Context (Event Photos, Primary Sources, Secondary Sources, Field Notes)

* Young 2016 p175-176
"Grunge was the antithesis of 1980s greed. Generation X were the slackers depicted in Douglas Copeland's 1991 novel of the same name. They raged against corporate America and consumerism, and as Winona Ryder said in the film Reality Bites, 'they wonder why those of us in our twenties refuse to work an eighty-hour week just so we can afford to buy their BMWs. Why we aren't interested in the counterculture as if we did not see them disavow their revolution for a pair of running shoes.'"

* Mackenzie 2009 p118
"Grunge rapidly evolved from subculture to mainstream fashion in 1992.  It was mainly MTV's heavy promotion of Grunge bands, in particular Nirvana, that accelerated the dissemination of the look. ... Hollywood provided its own take with the release of 'Grunge' movies Singles (1992).  All of this was compounded by the media packaging and preoccupation with the supposedly disaffected youth of Generation X."


Costume

* Young/Martin 73-74
"While fashions in the 1980s represented the Reagan and Thatcher era of yuppies, power-dressing and Wall Street financiers in pin-stripes, braces and expensive watches, the 1990s shifted tack with the grunge movement. It was a style that was easy to wear; you could pick a check shirt from a charity shop or cheap clothing store and throw it on over a T-shirt. As grunge has emerged from the Washington punk scene, plaid was worn in the same DIY way as the punks of the 1970s, but with a skateboarder influence of practical flannel shirts and ripped jeans. Grunge was more wearable and less conspicuous than punk as you could blend into the background with a tartan shirt tied around the waist or layered over a T-shirt, and the plaid shirt demonstrated solid, grounded values as a working man's uniform.

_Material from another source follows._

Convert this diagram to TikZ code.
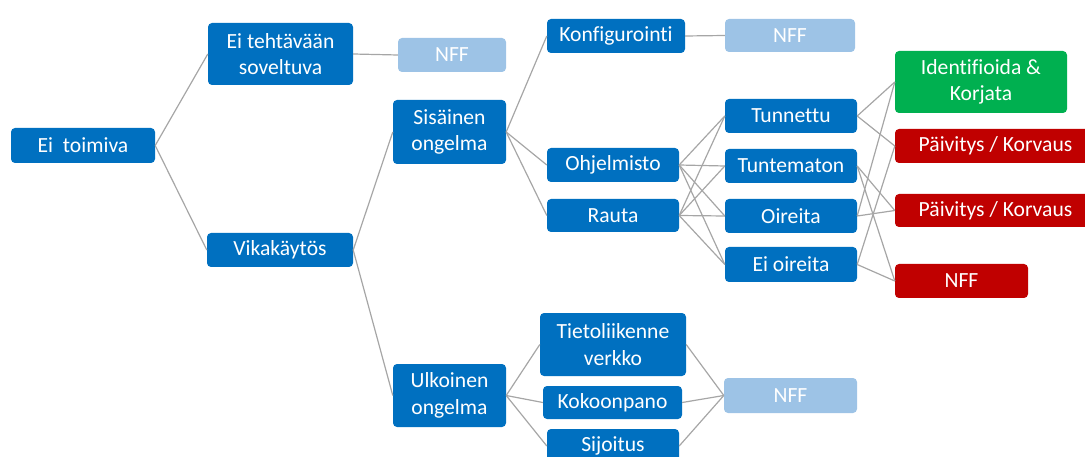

Ironically, grunge, like punk, soon swept into haute couture, with Marc Jacobs designing a grunge collection for Perry Ellis in 1993, which was heavily criticized at the time for creating a designer look from what was ultimately an anti-fashion movement."

* Mackenzie 2009 p118
"Grunge fashion had its origins in the Seattle-based music scene of the same name.  Characterised by its lack of polish or artifice as well as its affordability, Grunge can be read as a reaction to the yuppiedom and moneyed excess of the 1980s.  However, what began as the clothing of a counterculture rapidly spread to the mainstream and became the first major fashion development unique to the 1990s.
    [...] "A stereotypical Grunge outfit consisted of layers of dishevelled and mismatched clothing.  Men and women sported lank, long hair and wore plaid shirts, torn and cut-off jeans over thermal long johns with combat boots or Converse All Stars (canvas and rubber basketball shoes)."

* Young 2016 p176
"Grunge fashion was born from necessity and practicality, and rejected the aesthetics of conventional beauty. It threw together borrowed items, thrift store lumberjack shirts and cheap finds from the bottom of the bargain bin. In Washington they wore flannel shirts, jeans and long johns as cheap, utilitarian clothing for keeping warm in the rainy state. Pearl Jam's Jeff Ament said, 'It was partly function and partly what was laying around.' Musicians on the punk rock music scene looked like loggers or steel workers with their denim jackets and unwashed look that was quite different from the flamboyant heavy-metal style popular at the time. Up on stage in sweaty Seattle music venues they became sex symbols, with their long, unkempt hair covering their eyes or sticking to their faces with perspiration, heavy socks worn with work boots and flannel shirts tied around the waist. Soundgarden's Chris Cornell layered his shorts over long johns, a style worn by skateboarders, while Kurt Cobain, self-conscious of his small size, bulked himself up with layer upon layer of flannel and denim. His most recognisable items, a green jumper and a pair of patched jeans, were borrowed from close friend Lori Barbero from the band Babes in Toyland. 'His coat got stolen one night and I gave him that sweater that he wore all the time, a greenish, brownish v-neck,' she said. 'It had thumb holes because I'd been doing that since I was a kid.'"

* Cumming/Cunnington/Cunnington 2010 p96
Grunge  (F & M)  Period: Late 1980s onwards.  Loose fitting, layered clothing, ripped jeans and heavy boots worn by subcultural band members and copied by their followers.  Perceived as a junk shop or charity shop approach to dressing, rejecting commercialism in favour of recycling.  One of many movements in the 20th century which seemed to reposition fashion as a street-influenced business."

* Dirix 2016 p200-201
"[M]any popular looks and trends of the 1990s are framed as reactionary.  The vogue for luxury Grunge fashion is one such example.
    "In the early 1990s, Grunge (a style of music that emerged in the mid-1980s, often associated with Seattle bands, such as Soundgarden, Alice in Chains, and, most famously, Nirvana) saw its cheap, vernacular styles bubble up into the mainstream.  Luxury versions of checkered flannel shirts, floral dresses, and combat boots were seen on the runway and featured in mainstream fashion magazines.  Vogue's 1992 Steven Meisel editorial 'Grunge and Glory' features pieces by Ralph Lauren and an $840 Calvin Klein dress, along with advice on how to layer.  On the runways, American designer Anna Sui offered striped maxi dresses and matching beanies, and at U.S. fashion house Perry Ellis (designed by Marc Jacobs) holed sweaters, silk slip dresses, and flannel maxi shirts were the order of the day.  The fashion press turned against Grunge-chic as quickly as they had adopted it, however, as they realized people were not going to spend large amounts of money to look like scruffy teenagers; Marc Jacobs was dropped by Ellis and production of his collection was stopped."